[start Information provided]

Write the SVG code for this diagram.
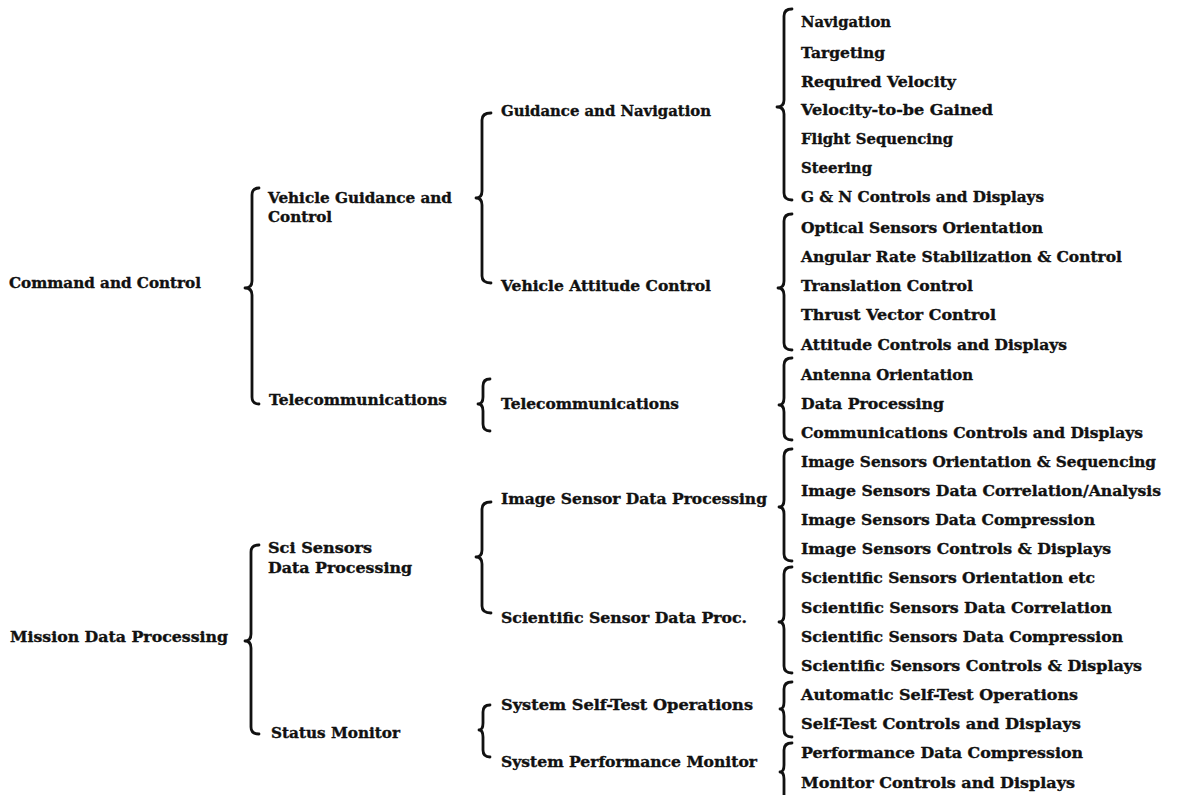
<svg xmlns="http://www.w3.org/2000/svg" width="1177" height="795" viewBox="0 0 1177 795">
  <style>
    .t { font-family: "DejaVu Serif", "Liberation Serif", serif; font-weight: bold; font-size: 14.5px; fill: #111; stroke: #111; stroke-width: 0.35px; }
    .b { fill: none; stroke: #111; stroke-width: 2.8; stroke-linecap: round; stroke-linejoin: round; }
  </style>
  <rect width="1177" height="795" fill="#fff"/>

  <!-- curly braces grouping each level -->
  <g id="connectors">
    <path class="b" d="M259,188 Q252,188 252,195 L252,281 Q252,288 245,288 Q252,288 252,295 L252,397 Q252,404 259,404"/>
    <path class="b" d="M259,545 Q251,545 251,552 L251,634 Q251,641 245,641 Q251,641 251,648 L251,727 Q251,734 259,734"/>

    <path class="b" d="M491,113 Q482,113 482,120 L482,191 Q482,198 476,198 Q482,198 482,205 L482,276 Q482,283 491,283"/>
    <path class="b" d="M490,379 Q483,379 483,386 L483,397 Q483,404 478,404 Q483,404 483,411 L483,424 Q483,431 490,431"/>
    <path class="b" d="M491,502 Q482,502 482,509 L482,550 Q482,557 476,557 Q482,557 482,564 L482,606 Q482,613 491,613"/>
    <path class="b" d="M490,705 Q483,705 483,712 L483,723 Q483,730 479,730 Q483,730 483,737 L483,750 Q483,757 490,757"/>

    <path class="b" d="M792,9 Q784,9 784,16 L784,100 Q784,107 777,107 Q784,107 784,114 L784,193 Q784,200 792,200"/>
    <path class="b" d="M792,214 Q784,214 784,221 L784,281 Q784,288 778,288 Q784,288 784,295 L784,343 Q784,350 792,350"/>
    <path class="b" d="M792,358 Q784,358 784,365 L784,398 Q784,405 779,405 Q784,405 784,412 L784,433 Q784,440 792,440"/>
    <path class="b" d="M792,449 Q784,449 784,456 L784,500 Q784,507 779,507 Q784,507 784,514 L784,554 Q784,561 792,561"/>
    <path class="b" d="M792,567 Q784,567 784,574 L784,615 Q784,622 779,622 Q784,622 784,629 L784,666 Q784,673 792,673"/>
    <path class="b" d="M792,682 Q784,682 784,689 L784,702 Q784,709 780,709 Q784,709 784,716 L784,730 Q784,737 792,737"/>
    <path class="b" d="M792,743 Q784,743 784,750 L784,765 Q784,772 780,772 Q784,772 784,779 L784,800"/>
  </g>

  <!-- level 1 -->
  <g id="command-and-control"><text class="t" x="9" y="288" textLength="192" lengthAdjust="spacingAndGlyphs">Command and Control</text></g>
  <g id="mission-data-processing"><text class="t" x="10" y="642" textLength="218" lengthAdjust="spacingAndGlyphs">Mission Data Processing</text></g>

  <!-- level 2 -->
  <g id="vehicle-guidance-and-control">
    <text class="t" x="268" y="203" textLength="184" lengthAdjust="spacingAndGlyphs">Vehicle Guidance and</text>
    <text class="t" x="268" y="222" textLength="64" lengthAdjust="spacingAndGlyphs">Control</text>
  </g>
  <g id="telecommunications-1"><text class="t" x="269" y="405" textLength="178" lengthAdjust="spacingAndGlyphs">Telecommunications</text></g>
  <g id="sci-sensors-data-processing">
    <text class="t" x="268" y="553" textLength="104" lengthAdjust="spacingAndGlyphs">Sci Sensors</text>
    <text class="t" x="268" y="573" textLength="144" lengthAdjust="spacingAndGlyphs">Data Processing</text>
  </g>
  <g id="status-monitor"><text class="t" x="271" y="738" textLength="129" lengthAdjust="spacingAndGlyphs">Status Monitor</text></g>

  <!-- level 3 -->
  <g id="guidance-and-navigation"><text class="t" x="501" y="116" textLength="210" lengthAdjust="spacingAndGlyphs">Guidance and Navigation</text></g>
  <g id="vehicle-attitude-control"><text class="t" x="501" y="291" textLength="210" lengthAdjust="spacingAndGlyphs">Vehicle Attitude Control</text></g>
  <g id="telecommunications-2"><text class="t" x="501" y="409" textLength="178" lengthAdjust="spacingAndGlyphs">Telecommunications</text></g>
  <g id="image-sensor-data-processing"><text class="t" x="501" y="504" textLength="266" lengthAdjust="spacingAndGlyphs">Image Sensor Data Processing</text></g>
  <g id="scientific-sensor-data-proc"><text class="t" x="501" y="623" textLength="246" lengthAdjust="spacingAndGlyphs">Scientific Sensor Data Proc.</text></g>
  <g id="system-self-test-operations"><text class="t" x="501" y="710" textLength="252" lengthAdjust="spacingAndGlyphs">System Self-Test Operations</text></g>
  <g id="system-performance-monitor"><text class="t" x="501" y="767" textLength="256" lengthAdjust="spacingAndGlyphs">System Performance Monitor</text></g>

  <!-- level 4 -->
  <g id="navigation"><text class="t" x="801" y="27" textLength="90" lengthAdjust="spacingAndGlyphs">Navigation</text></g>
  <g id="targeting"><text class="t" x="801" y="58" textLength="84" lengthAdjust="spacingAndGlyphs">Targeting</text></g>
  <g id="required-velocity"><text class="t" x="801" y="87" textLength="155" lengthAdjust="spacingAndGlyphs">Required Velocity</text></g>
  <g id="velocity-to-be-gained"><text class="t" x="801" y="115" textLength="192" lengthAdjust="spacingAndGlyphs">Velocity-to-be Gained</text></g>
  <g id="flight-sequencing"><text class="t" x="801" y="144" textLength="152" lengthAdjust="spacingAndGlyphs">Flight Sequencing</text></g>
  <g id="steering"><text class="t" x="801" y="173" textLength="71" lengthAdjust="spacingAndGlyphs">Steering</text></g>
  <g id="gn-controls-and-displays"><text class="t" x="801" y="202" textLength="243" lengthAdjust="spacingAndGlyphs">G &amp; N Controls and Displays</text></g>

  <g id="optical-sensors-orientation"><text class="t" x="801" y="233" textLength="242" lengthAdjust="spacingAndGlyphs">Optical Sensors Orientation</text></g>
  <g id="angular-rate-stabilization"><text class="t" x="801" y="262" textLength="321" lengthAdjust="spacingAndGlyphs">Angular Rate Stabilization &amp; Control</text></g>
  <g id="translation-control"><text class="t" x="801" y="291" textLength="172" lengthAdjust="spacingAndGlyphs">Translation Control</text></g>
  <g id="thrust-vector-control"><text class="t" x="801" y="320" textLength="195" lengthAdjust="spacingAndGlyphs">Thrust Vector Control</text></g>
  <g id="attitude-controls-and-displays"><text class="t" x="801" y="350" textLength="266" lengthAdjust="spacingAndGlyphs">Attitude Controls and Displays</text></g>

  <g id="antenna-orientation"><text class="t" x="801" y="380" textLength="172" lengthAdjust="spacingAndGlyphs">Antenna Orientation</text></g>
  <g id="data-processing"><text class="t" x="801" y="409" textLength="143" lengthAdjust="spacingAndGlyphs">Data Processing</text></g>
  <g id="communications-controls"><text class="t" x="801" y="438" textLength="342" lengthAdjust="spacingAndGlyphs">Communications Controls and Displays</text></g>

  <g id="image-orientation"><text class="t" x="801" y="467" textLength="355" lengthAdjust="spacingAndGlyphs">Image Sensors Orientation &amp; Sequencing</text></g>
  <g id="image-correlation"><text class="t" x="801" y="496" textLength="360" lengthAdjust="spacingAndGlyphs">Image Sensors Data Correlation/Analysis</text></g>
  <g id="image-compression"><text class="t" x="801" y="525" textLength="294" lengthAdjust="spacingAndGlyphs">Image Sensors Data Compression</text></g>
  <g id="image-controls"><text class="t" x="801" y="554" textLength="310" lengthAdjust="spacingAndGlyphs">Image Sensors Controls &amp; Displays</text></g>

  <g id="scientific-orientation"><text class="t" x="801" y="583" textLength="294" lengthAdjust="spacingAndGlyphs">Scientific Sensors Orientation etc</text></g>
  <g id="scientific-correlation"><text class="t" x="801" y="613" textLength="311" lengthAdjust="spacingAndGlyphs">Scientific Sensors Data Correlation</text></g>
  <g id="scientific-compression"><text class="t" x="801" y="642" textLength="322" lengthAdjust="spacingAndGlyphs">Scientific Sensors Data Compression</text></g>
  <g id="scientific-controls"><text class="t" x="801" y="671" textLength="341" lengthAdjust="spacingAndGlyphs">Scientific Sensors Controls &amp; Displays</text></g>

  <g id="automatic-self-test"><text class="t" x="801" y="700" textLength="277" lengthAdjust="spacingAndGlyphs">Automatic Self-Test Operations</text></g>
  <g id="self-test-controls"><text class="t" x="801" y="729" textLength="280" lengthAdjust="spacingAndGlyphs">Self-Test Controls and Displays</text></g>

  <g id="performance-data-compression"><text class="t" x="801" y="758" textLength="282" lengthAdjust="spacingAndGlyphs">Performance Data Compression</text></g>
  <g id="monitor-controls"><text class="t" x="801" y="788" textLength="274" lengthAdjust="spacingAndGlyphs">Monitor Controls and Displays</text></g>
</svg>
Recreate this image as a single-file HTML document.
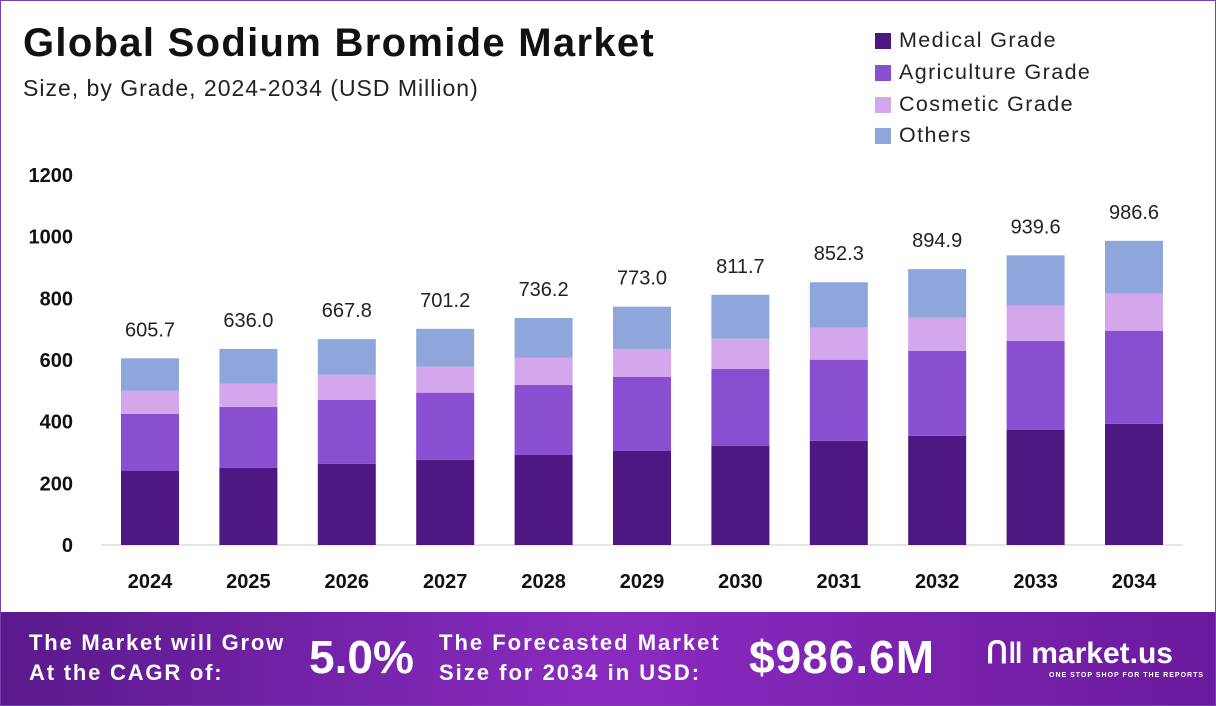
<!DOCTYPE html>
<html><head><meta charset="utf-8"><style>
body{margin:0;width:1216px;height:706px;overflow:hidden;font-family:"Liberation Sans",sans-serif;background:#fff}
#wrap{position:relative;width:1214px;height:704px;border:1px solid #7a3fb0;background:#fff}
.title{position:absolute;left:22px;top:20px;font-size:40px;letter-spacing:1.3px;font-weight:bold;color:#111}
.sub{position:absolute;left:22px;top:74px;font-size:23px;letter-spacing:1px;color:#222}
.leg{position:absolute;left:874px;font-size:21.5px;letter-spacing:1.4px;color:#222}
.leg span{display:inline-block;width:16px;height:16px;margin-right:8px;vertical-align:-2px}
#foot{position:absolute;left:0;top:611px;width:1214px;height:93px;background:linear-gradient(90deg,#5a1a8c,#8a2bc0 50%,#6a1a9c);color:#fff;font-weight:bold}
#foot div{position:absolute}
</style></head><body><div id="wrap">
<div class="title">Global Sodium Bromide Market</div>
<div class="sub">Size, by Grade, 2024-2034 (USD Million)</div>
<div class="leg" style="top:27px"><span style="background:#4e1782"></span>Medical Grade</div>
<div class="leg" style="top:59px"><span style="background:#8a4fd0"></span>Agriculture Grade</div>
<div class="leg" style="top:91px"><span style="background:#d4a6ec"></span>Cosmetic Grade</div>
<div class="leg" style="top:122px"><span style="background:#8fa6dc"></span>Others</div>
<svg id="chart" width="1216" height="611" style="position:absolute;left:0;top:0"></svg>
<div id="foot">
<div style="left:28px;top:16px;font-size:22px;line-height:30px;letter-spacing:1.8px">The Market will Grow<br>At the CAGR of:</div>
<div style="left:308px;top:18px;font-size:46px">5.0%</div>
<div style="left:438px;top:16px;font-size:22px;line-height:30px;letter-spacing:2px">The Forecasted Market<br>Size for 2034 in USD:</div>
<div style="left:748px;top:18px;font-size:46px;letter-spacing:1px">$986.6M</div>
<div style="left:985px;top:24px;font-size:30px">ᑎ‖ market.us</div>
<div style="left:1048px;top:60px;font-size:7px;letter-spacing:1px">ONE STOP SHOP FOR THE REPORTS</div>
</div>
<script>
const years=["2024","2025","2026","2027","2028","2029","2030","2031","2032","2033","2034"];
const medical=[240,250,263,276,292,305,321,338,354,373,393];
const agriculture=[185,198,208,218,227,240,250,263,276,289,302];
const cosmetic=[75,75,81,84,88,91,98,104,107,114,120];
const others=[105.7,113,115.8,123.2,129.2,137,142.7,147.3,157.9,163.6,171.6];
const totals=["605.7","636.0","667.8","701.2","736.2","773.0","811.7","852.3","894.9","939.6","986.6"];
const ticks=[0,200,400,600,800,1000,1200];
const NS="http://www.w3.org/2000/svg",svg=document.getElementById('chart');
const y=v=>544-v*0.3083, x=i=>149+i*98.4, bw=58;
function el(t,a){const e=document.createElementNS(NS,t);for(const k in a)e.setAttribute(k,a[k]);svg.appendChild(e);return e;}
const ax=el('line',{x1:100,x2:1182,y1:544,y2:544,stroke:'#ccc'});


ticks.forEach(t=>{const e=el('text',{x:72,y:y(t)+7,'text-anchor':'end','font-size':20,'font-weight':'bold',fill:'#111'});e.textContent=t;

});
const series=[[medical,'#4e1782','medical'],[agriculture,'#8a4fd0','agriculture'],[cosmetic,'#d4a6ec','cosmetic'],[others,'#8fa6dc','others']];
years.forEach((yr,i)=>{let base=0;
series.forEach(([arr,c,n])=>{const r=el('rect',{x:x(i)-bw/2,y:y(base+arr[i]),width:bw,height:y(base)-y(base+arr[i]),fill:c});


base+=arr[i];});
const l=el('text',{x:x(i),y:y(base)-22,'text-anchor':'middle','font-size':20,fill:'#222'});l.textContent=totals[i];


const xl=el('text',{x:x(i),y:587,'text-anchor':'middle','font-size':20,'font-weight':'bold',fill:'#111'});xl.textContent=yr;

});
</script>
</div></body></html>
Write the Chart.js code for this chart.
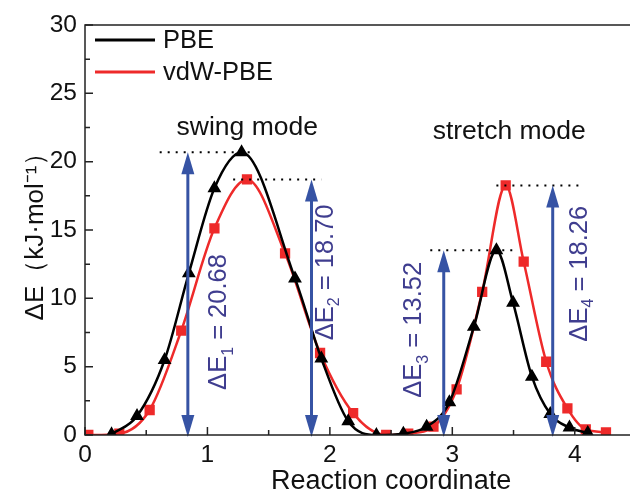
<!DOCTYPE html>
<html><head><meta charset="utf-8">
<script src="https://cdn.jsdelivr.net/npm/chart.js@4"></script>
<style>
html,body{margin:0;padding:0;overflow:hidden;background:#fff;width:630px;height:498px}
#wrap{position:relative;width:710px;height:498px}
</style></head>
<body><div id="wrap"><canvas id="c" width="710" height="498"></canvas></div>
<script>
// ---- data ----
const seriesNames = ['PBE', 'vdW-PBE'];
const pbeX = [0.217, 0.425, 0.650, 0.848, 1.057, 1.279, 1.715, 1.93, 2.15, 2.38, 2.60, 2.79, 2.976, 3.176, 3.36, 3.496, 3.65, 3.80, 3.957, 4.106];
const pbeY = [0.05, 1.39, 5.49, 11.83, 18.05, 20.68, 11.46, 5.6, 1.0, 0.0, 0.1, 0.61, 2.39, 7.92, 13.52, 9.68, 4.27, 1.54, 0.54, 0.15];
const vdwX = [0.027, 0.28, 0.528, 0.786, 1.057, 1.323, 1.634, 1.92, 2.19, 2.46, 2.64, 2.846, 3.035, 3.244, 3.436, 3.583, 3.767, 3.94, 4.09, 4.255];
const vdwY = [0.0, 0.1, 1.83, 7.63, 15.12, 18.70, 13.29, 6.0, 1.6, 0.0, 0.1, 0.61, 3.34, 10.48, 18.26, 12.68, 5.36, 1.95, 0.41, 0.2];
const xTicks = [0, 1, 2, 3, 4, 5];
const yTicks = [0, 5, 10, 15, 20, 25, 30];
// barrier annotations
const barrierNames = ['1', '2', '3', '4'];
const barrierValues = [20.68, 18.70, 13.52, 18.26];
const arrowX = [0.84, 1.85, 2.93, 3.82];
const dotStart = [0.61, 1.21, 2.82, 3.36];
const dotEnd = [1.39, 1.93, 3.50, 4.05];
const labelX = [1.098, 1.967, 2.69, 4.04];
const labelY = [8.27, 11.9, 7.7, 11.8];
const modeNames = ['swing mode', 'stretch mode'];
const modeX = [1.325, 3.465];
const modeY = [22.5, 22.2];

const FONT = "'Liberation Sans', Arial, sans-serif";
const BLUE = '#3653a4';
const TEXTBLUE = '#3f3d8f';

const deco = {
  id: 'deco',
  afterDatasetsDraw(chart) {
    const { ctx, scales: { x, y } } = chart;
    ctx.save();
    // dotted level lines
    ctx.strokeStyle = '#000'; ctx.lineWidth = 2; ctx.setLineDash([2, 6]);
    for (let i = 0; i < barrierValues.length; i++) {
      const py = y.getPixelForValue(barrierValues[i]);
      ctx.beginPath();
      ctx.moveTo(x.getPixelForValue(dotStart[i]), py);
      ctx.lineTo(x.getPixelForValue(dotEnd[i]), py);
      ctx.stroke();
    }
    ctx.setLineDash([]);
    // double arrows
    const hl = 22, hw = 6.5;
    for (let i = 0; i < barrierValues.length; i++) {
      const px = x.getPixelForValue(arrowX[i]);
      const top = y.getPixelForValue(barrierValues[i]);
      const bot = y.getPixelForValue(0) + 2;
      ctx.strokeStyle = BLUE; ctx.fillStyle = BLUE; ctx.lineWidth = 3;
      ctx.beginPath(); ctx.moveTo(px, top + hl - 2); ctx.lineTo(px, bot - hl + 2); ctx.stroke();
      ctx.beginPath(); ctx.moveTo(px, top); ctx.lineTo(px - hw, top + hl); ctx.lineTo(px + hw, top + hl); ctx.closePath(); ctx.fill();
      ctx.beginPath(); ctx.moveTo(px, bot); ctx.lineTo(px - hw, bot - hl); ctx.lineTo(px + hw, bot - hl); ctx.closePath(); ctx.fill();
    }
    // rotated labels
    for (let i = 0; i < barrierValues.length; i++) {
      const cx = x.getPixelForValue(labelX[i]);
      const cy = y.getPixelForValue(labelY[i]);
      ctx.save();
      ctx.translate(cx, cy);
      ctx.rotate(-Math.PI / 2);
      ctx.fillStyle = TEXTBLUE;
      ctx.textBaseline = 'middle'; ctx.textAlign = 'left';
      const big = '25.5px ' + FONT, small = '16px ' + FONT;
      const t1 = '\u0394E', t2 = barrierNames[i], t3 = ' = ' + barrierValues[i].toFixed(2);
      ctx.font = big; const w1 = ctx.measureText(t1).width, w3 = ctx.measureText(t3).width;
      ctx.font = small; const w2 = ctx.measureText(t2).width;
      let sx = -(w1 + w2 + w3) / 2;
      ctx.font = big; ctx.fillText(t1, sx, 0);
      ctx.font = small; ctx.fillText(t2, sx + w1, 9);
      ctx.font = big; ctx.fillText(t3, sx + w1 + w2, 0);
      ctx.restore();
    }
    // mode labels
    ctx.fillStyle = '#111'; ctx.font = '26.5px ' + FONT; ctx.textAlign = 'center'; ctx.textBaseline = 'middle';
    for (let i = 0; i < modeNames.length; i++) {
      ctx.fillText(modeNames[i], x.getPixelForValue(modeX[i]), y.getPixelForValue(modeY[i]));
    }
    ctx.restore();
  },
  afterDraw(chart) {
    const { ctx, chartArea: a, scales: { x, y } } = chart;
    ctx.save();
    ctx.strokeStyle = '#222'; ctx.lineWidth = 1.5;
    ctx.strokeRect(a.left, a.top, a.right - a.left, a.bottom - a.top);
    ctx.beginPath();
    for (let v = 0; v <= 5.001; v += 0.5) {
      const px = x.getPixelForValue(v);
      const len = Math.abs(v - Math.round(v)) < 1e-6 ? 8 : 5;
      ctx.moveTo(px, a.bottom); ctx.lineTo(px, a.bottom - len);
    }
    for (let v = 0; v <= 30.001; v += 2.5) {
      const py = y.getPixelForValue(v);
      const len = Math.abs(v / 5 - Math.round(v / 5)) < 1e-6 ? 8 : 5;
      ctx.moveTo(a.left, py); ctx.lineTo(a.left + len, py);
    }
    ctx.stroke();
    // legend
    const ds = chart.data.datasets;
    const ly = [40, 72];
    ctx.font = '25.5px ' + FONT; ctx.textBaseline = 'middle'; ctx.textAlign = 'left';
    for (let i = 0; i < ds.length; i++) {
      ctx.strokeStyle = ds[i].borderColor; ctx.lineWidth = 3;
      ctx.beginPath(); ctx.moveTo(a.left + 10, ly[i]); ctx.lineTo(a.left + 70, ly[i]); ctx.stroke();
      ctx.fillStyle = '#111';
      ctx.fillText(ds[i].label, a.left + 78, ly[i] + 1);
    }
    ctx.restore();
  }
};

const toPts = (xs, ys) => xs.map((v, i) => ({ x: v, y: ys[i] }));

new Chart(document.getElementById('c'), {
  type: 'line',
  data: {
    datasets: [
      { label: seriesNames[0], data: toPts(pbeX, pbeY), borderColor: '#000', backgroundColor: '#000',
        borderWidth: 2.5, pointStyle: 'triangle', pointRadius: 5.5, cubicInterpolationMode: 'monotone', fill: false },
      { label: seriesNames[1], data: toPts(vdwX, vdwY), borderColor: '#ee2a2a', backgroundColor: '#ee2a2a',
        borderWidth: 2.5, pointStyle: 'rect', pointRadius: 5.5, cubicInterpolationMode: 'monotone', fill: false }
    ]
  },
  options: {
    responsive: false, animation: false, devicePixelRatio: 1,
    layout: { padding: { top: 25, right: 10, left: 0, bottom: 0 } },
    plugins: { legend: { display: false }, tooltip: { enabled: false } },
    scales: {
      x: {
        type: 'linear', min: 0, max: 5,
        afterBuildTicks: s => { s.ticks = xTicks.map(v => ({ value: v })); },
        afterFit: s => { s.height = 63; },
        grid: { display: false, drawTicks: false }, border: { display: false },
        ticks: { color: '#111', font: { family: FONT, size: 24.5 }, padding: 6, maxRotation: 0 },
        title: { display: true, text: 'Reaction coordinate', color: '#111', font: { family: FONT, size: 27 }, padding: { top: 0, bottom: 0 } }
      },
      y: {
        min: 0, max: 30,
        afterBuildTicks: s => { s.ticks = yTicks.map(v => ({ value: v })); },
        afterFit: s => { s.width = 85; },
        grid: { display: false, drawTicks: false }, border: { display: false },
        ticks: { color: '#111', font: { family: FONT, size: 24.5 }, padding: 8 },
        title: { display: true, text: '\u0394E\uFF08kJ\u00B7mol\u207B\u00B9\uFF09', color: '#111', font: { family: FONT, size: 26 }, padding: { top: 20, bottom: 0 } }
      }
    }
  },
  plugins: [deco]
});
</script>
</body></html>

[end Information provided]

■ **Task to complete**
Give back exactly the lines from the top of the records to the line containing "Q483,705 483,712 L483,723", both included, and no pictures.

■ **Exercise result**
Write the SVG code for this diagram.
<svg xmlns="http://www.w3.org/2000/svg" width="1177" height="795" viewBox="0 0 1177 795">
  <style>
    .t { font-family: "DejaVu Serif", "Liberation Serif", serif; font-weight: bold; font-size: 14.5px; fill: #111; stroke: #111; stroke-width: 0.35px; }
    .b { fill: none; stroke: #111; stroke-width: 2.8; stroke-linecap: round; stroke-linejoin: round; }
  </style>
  <rect width="1177" height="795" fill="#fff"/>

  <!-- curly braces grouping each level -->
  <g id="connectors">
    <path class="b" d="M259,188 Q252,188 252,195 L252,281 Q252,288 245,288 Q252,288 252,295 L252,397 Q252,404 259,404"/>
    <path class="b" d="M259,545 Q251,545 251,552 L251,634 Q251,641 245,641 Q251,641 251,648 L251,727 Q251,734 259,734"/>

    <path class="b" d="M491,113 Q482,113 482,120 L482,191 Q482,198 476,198 Q482,198 482,205 L482,276 Q482,283 491,283"/>
    <path class="b" d="M490,379 Q483,379 483,386 L483,397 Q483,404 478,404 Q483,404 483,411 L483,424 Q483,431 490,431"/>
    <path class="b" d="M491,502 Q482,502 482,509 L482,550 Q482,557 476,557 Q482,557 482,564 L482,606 Q482,613 491,613"/>
    <path class="b" d="M490,705 Q483,705 483,712 L483,723 Q483,730 479,730 Q483,730 483,737 L483,750 Q483,757 490,757"/>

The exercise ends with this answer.